## DATA EXTRACT
.....

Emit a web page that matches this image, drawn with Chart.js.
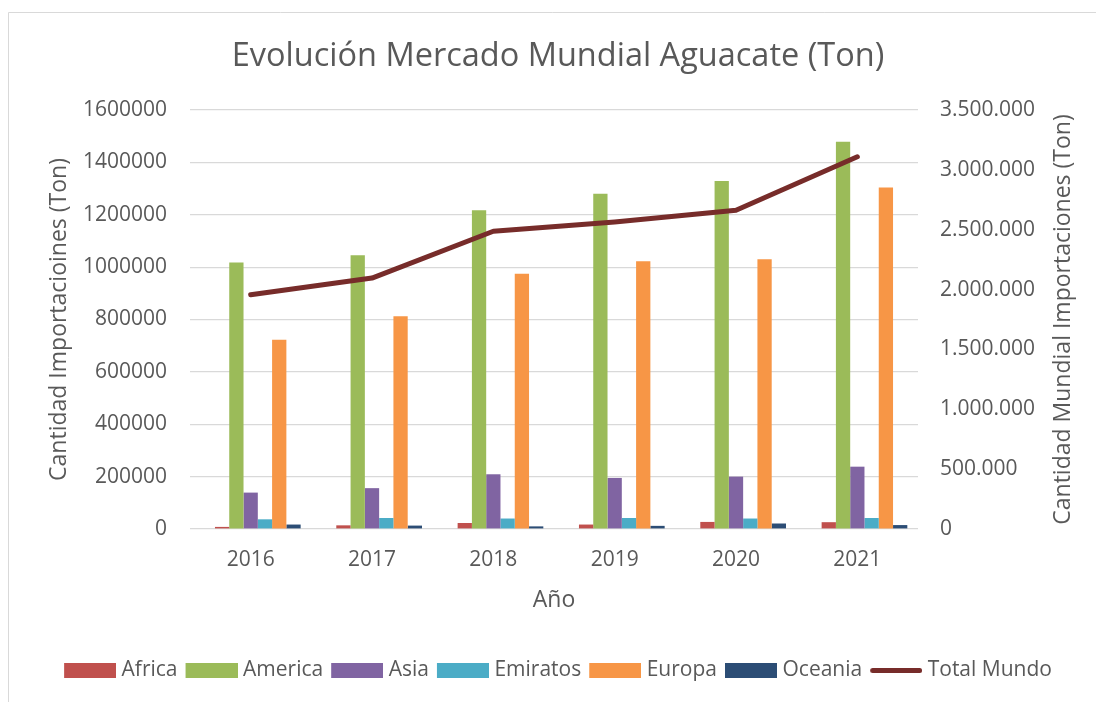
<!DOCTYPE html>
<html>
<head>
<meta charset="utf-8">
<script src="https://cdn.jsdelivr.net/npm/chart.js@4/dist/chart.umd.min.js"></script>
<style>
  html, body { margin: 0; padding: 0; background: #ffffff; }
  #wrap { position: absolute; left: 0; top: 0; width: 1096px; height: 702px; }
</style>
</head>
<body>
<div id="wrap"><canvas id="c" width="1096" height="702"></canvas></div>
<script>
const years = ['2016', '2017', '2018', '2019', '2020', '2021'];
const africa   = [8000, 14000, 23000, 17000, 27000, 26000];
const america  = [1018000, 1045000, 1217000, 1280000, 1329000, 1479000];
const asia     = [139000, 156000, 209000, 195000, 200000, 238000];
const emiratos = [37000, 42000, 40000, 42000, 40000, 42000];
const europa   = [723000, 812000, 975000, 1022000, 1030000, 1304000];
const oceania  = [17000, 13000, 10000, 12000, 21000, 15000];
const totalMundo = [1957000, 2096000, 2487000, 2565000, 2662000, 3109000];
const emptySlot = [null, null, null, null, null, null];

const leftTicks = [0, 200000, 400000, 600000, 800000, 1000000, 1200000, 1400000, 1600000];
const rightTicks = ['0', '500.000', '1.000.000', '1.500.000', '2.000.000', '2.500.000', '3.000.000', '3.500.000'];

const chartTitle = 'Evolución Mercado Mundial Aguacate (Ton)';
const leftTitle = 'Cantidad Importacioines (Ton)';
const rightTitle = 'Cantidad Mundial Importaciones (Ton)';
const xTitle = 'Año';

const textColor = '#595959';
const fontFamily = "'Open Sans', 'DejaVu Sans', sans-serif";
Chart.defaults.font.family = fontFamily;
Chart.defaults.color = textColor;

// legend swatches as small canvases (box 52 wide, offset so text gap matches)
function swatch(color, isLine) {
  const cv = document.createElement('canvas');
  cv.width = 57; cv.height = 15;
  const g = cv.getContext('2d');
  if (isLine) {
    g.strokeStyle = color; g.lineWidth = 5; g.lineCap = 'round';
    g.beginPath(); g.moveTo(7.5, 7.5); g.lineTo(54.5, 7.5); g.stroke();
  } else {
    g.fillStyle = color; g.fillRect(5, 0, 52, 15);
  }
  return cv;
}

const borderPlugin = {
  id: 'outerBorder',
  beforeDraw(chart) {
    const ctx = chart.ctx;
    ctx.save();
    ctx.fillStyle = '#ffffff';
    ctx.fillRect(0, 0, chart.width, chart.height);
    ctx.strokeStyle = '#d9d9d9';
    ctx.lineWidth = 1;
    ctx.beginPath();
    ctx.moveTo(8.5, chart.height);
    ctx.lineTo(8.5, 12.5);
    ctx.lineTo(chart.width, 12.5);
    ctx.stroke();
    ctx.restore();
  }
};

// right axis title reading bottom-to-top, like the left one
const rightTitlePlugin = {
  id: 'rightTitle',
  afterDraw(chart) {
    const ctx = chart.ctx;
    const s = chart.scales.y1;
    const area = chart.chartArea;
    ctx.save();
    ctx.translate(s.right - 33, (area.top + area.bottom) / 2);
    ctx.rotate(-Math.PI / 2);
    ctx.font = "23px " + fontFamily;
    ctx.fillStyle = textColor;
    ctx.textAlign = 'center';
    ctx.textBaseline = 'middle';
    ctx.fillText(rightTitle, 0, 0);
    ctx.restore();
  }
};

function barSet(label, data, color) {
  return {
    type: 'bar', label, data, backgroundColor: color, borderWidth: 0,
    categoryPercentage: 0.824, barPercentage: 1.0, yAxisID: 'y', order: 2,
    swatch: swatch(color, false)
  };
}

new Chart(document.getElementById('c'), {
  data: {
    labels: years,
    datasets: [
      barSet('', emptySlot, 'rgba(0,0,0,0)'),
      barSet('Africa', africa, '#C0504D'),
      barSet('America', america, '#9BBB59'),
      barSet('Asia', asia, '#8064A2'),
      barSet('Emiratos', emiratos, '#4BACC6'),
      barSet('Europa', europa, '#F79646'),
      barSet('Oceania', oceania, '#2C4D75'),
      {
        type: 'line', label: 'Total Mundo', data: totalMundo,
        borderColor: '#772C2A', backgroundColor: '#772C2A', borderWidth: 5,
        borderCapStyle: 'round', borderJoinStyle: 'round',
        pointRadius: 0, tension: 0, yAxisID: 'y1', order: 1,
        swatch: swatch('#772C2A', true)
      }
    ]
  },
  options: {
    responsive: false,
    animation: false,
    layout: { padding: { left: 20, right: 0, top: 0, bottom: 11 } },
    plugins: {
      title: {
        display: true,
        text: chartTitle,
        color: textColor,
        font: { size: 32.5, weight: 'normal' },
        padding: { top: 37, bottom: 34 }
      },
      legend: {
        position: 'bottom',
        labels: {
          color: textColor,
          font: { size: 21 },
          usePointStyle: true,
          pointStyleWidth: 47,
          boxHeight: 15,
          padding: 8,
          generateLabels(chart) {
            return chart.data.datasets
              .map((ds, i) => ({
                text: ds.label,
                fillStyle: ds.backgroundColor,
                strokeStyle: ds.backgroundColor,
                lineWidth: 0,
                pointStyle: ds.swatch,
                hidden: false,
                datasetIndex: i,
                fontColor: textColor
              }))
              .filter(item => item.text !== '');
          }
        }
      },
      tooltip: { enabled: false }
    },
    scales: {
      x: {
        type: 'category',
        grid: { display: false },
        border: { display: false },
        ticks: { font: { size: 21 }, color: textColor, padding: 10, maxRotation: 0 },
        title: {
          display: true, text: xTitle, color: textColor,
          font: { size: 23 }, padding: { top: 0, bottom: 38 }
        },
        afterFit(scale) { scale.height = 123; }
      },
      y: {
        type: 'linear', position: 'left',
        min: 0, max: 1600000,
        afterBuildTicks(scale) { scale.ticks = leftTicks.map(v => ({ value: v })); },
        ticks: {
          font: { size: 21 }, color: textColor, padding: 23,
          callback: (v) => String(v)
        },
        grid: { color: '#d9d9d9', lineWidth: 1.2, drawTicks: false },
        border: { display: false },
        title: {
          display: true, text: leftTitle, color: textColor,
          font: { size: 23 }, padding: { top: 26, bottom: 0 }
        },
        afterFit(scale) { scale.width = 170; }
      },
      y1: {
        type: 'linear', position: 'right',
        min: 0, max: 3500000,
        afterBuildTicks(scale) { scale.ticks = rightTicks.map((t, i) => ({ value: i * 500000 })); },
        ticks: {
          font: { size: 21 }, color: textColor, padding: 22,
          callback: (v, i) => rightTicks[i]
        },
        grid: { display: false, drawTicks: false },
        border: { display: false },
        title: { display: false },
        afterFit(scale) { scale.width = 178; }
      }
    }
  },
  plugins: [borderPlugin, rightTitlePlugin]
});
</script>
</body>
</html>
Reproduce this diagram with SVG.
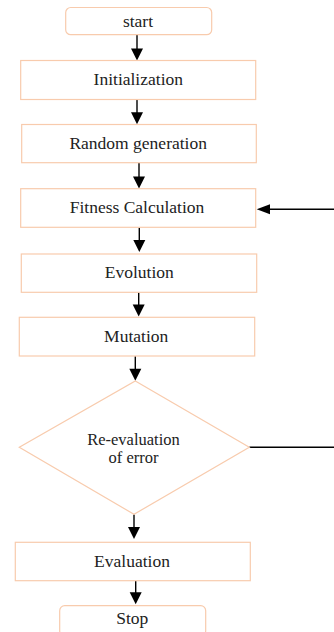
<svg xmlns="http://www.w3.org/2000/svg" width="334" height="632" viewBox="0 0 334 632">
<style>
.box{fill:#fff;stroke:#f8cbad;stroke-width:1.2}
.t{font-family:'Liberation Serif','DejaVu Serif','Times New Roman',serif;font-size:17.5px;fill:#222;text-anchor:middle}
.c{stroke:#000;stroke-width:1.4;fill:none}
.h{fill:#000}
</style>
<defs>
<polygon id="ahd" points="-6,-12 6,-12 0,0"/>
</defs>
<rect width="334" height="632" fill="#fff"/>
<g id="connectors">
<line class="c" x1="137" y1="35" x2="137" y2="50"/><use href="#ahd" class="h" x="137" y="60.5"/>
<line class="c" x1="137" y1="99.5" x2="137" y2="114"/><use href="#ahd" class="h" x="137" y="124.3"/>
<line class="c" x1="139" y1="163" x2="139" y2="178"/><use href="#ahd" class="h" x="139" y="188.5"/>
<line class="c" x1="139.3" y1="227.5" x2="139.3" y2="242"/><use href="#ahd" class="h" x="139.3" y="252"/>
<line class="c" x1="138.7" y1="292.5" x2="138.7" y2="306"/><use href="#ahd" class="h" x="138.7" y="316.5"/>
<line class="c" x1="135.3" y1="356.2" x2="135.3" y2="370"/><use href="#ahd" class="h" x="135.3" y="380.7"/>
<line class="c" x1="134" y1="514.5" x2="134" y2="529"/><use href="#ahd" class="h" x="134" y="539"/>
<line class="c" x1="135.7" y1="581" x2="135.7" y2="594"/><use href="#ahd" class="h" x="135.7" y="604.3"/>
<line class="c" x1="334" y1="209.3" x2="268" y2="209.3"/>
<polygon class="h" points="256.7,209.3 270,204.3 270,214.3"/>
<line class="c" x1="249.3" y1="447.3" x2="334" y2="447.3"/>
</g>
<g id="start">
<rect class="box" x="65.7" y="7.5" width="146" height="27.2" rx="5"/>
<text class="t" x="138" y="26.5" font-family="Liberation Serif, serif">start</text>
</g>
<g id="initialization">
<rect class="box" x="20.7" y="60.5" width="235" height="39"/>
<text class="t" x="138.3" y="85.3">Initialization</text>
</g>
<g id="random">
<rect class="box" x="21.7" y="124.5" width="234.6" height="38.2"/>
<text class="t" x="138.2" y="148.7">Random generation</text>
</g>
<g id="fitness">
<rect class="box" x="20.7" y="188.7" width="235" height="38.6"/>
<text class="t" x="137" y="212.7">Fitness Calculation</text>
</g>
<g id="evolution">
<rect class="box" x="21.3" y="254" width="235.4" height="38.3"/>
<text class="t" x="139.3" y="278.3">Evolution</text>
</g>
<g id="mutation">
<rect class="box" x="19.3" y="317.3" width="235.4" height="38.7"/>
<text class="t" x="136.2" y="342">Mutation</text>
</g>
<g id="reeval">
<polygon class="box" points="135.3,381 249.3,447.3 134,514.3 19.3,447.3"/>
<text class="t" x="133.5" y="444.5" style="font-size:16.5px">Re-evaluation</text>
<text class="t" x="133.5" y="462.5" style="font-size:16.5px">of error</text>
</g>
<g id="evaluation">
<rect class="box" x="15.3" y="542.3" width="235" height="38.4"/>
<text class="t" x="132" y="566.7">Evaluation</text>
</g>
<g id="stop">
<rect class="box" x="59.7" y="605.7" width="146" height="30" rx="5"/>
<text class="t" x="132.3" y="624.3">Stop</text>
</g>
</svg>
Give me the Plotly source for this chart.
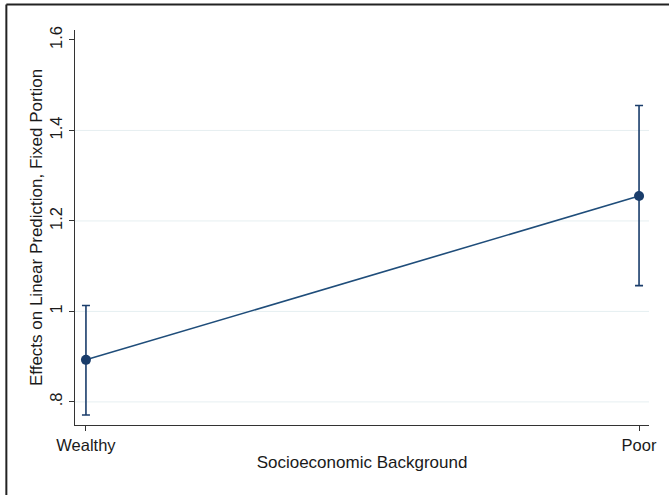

.....

Copy every line above in which the string "matches" shows up.

Emit a web page that matches this image, drawn with Chart.js.
// legend swatches as small canvases (box 52 wide, offset so text gap matches)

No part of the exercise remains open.